‘Impressed with Australia’s ambition’: Johnson offers Morrison support on climate change

‘Impressed with Australia’s ambition’: Johnson offers Morrison support on climate change

June 15, 2021

London: British Prime Minister Boris Johnson says he will keep asking Australia to lift its ambition on climate change before a crunch summit in Glasgow later this year.

But he also offered support for Prime Minister Scott Morrison, declaring the Coalition’s existing policies “a great step forward” given Australia’s economy is heavily reliant on fossil fuels.

Scott Morrison and Boris Johnson in the garden of 10 Downing Street after striking a trade deal.Credit:Getty Images

Speaking at a Downing Street press conference to celebrate a new free trade deal between London and Canberra, Johnson – one of the most progressive world leaders on climate change – was questioned over whether he wanted stronger action from Morrison at the COP26 climate summit in Glasgow this November.

Australia has vowed to achieve carbon neutrality but the pledge is not law and the commitment is only to “preferably” achieve it by 2050.

“Which is great step forward when you consider the situation Australia is in,” Johnson said.

“It’s a massive coal producer – it’s having to change the way things are oriented and everybody understands that.”

He did not directly respond to whether the Morrison government’s target of reducing emissions by 26-28 per cent by 2030 was enough.

But he cited the UK’s effective phasing out of coal as an example of what Australia could achieve.

“You can do it fast. In 2012, this country had 40 per cent of its power from coal. It’s now less than 2 per cent and going down the whole time, so it can happen fast,” he said.

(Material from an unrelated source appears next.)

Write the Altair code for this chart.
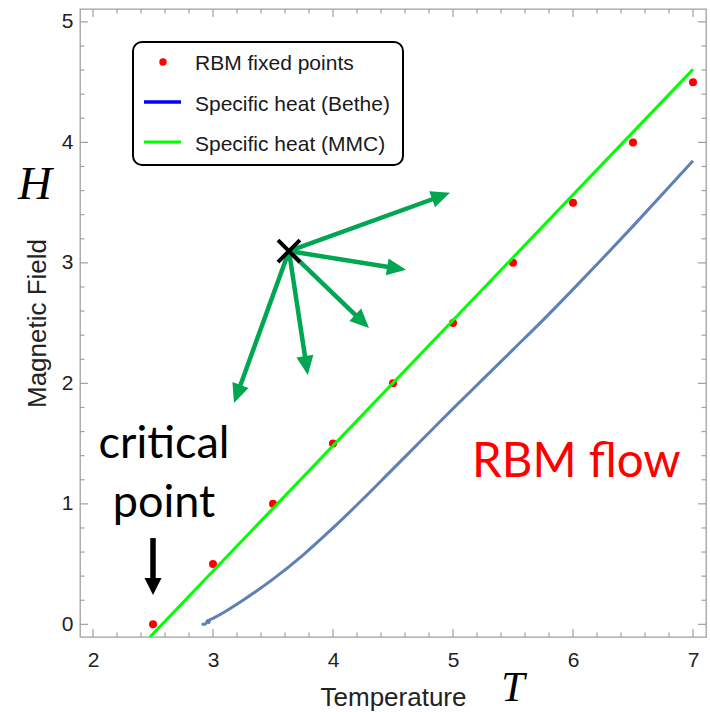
import math
import altair as alt
import numpy as np
import pandas as pd

# ---------------- data ----------------
rbm_T = [2.5, 3.0, 3.5, 4.0, 4.5, 5.0, 5.5, 6.0, 6.5, 7.0]
rbm_H = [0.0, 0.5, 1.0, 1.5, 2.0, 2.5, 3.0, 3.5, 4.0, 4.5]

mmc_T = [2.475, 7.0]
mmc_H = [-0.105, 4.606]

bethe_T = [2.906, 2.93, 2.945, 2.955, 2.965, 2.975, 2.99, 3.0, 3.1, 3.25, 3.5, 3.75,
           4.0, 4.25, 4.5, 4.75, 5.0, 5.25, 5.5, 5.75, 6.0, 6.25, 6.5, 6.75, 7.0]
bethe_H = [0.0, 0.0, 0.012, 0.032, 0.014, 0.04, 0.045, 0.05, 0.105, 0.2, 0.375, 0.575,
           0.8, 1.04, 1.29, 1.54, 1.79, 2.035, 2.28, 2.525, 2.78, 3.04, 3.305, 3.575, 3.848]

flow_origin_T = [3.633]
flow_origin_H = [3.098]
flow_tip_T = [4.975, 4.608, 4.30, 3.79, 3.175]
flow_tip_H = [3.581, 2.942, 2.46, 2.07, 1.838]

crit_T = [2.5]
crit_top_H = [0.716]
crit_tip_H = [0.243]

x_tick_labels = [2, 3, 4, 5, 6, 7]
y_tick_labels = [0, 1, 2, 3, 4, 5]

legend_labels = ["RBM fixed points", "Specific heat (Bethe)", "Specific heat (MMC)"]

# ---------------- layout ----------------
W, H = 626, 628
X0, X1 = 1.8917, 7.1083
Y0, Y1 = -0.105, 5.107
SX = W / (X1 - X0)
SY = H / (Y1 - Y0)

xs = alt.Scale(domain=[X0, X1], nice=False, zero=False)
ys = alt.Scale(domain=[Y0, Y1], nice=False, zero=False)

GREEN = "#00A651"
FRAME = "#a0a0a0"

xaxis = alt.Axis(values=x_tick_labels, ticks=False, domain=False, grid=False,
                 labelFontSize=21, labelFont="Liberation Sans", labelColor="#222222",
                 labelPadding=12, title="Temperature", titleFont="Liberation Sans",
                 titleFontSize=26, titleFontWeight="normal", titleColor="#222222",
                 titleY=68, titleBaseline="alphabetic")
yaxis = alt.Axis(values=y_tick_labels, ticks=False, domain=False, grid=False,
                 labelFontSize=21, labelFont="Liberation Sans", labelColor="#222222",
                 labelPadding=7, title="Magnetic Field", titleFont="Liberation Sans",
                 titleFontSize=26, titleFontWeight="normal", titleColor="#222222",
                 titleAngle=270, titleX=-35, titleY=314, titleBaseline="alphabetic",
                 titleAlign="center")


def X(f):
    return alt.X(f, scale=xs, axis=xaxis)


def Y(f):
    return alt.Y(f, scale=ys, axis=yaxis)


def arrow_table(oT, oH, tT, tH, head_px):
    rows = []
    for a, b, c, d in zip(oT, oH, tT, tH):
        dx = (c - a) * SX
        dy = (d - b) * SY
        L = math.hypot(dx, dy)
        ang = math.degrees(math.atan2(dx, dy)) % 360
        back = head_px * 0.6
        rows.append(dict(T0=a, H0=b, T1=c - dx / L * back / SX, H1=d - dy / L * back / SY,
                         TT=c, HT=d, ang=ang))
    return pd.DataFrame(rows)


flow = arrow_table(flow_origin_T * len(flow_tip_T), flow_origin_H * len(flow_tip_T),
                   flow_tip_T, flow_tip_H, 19)
crit = arrow_table(crit_T, crit_top_H, crit_T, crit_tip_H, 17)

# ---------------- tick marks (inward, on all four sides) ----------------
x_major = pd.DataFrame({"v": x_tick_labels})
x_minor = pd.DataFrame({"v": [v for v in np.round(np.arange(2.0, 7.01, 0.2), 1) if abs(v - round(v)) > 1e-6]})
y_major = pd.DataFrame({"v": y_tick_labels})
y_minor = pd.DataFrame({"v": [v for v in np.round(np.arange(0.0, 5.01, 0.2), 1) if abs(v - round(v)) > 1e-6]})

tick_layers = []
for df, ln in [(x_major, 8), (x_minor, 4.5)]:
    tick_layers.append(alt.Chart(df).mark_rule(color=FRAME, strokeWidth=1.2).encode(
        x=X("v:Q"), y=alt.value(H), y2=alt.value(H - ln)))
    tick_layers.append(alt.Chart(df).mark_rule(color=FRAME, strokeWidth=1.2).encode(
        x=X("v:Q"), y=alt.value(0), y2=alt.value(ln)))
for df, ln in [(y_major, 8), (y_minor, 4.5)]:
    tick_layers.append(alt.Chart(df).mark_rule(color=FRAME, strokeWidth=1.2).encode(
        y=Y("v:Q"), x=alt.value(0), x2=alt.value(ln)))
    tick_layers.append(alt.Chart(df).mark_rule(color=FRAME, strokeWidth=1.2).encode(
        y=Y("v:Q"), x=alt.value(W), x2=alt.value(W - ln)))

# ---------------- data layers ----------------
bethe = alt.Chart(pd.DataFrame({"T": bethe_T, "H": bethe_H})).mark_line(
    color="#5E81B5", strokeWidth=3, interpolate="monotone").encode(x=X("T:Q"), y=Y("H:Q"))

mmc = alt.Chart(pd.DataFrame({"T": mmc_T, "H": mmc_H})).mark_line(
    color="#00FF00", strokeWidth=3, clip=True).encode(x=X("T:Q"), y=Y("H:Q"))

rbm = alt.Chart(pd.DataFrame({"T": rbm_T, "H": rbm_H})).mark_point(
    filled=True, color="#FF0000", size=64, opacity=1).encode(x=X("T:Q"), y=Y("H:Q"))

flow_shafts = alt.Chart(flow).mark_rule(color=GREEN, strokeWidth=4.5).encode(
    x=X("T0:Q"), y=Y("H0:Q"), x2="T1:Q", y2="H1:Q")
flow_heads = alt.Chart(flow).mark_point(
    shape="M0,0L0.45,1L-0.45,1Z", filled=True, color=GREEN, size=1444, opacity=1,
    strokeWidth=0).encode(x=X("TT:Q"), y=Y("HT:Q"), angle=alt.Angle("ang:Q", scale=None))

xmark = alt.Chart(pd.DataFrame({"T": flow_origin_T, "H": flow_origin_H})).mark_point(
    shape="M-1,-1L1,1M1,-1L-1,1", filled=False, color="black", size=484,
    strokeWidth=4, opacity=1).encode(x=X("T:Q"), y=Y("H:Q"))

crit_shaft = alt.Chart(crit).mark_rule(color="black", strokeWidth=5.5).encode(
    x=X("T0:Q"), y=Y("H0:Q"), x2="T1:Q", y2="H1:Q")
crit_head = alt.Chart(crit).mark_point(
    shape="M0,0L0.5,1L-0.5,1Z", filled=True, color="black", size=1156, opacity=1,
    strokeWidth=0).encode(x=X("TT:Q"), y=Y("HT:Q"), angle=alt.Angle("ang:Q", scale=None))


def label(txt, x, y, **kw):
    return alt.Chart(pd.DataFrame({"s": [txt]})).mark_text(**kw).encode(
        x=alt.value(x), y=alt.value(y), text="s:N")


texts = [
    label("critical", 84, 449, font="Lato", fontSize=45, color="black", align="center",
          baseline="alphabetic"),
    label("point", 84, 508, font="Lato", fontSize=45, color="black", align="center",
          baseline="alphabetic"),
    label("RBM flow", 392, 468, font="Lato", fontSize=47.5, color="#FF0000", align="left",
          baseline="alphabetic"),
    label("H", -45, 190, font="Liberation Serif", fontStyle="italic", fontSize=47,
          color="black", align="center", baseline="alphabetic"),
    label("T", 433, 692, font="Liberation Serif", fontStyle="italic", fontSize=42,
          color="black", align="center", baseline="alphabetic"),
]

# ---------------- legend (drawn inside the frame) ----------------
leg_box = alt.Chart(pd.DataFrame({"a": [0]})).mark_rect(
    fill="white", stroke="black", strokeWidth=2, cornerRadius=9).encode(
    x=alt.value(53), x2=alt.value(323), y=alt.value(33), y2=alt.value(156))
leg_dot = alt.Chart(pd.DataFrame({"a": [0]})).mark_point(
    filled=True, color="#FF0000", size=55, opacity=1).encode(
    x=alt.value(83), y=alt.value(53))
leg_blue = alt.Chart(pd.DataFrame({"a": [0]})).mark_rule(color="#0000FF", strokeWidth=3.5).encode(
    x=alt.value(64), x2=alt.value(101), y=alt.value(93))
leg_green = alt.Chart(pd.DataFrame({"a": [0]})).mark_rule(color="#00FF00", strokeWidth=3).encode(
    x=alt.value(64), x2=alt.value(101), y=alt.value(133))
leg_texts = [label(t, 115, yy, font="Liberation Sans", fontSize=21, color="#1a1a1a",
                   align="left", baseline="alphabetic")
             for t, yy in zip(legend_labels, [61, 102, 142])]

chart = alt.layer(
    rbm, *tick_layers, bethe, mmc, flow_shafts, flow_heads, xmark, crit_shaft, crit_head,
    *texts, leg_box, leg_dot, leg_blue, leg_green, *leg_texts
).properties(
    width=W, height=H,
    autosize=alt.AutoSizeParams(type="none"),
    padding={"left": 80, "top": 9, "right": 4, "bottom": 75},
    background="white",
).configure_view(stroke=FRAME, strokeWidth=1.3)

chart.save("out.html", embed_options={"renderer": "svg", "actions": False})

As COP26 host, Johnson has spent the year rallying advanced economies over their climate policies to make sure the world meets its Paris accord target of limiting global warming to 1.5 degrees.



Australia has been under pressure from allies – particularly Britain, the United States and France – to make deeper emissions cuts sooner.

“I’m impressed by the ambition of Australia,” Johnson said.

“Obviously we’re going to be looking for more for the whole time as we go into COP26 in November.”

Johnson also backed Morrison’s view that emissions cuts would be achieved only through technological advances.

“We want to work with Scott, with Australia, on the clean-tech solutions because I think what we both strongly believe is that you can have a green industrial revolution that drives high-wages, high-skilled jobs.

“You can do both and that’s what we’re going to work on together.”

Morrison attended the G7 leaders’ meeting in England at the weekend where the US, UK, Canada, France, Germany, Italy and Japan vowed to “achieve an overwhelmingly decarbonised power system in the 2030s”.

As an invited guest, he was not required to sign the statement but said he had come under no pressure at the summit over the government’s climate policy.

He pledged to “ensure that the jobs of Australians, the price of their electricity, it is affordable and reliable, the lights staying on and we address these environmental challenges, our regions thrive and our heavy industries come through”.

However, he also conceded a carbon neutral economy would be “a reality”.

“The new energy economy is coming. It’s a reality. You’ll see it working through financial markets.

You’ll see it through working through so many different areas of the financial system.“

Morrison is now travelling to Paris to meet French President Emmanuel Macron.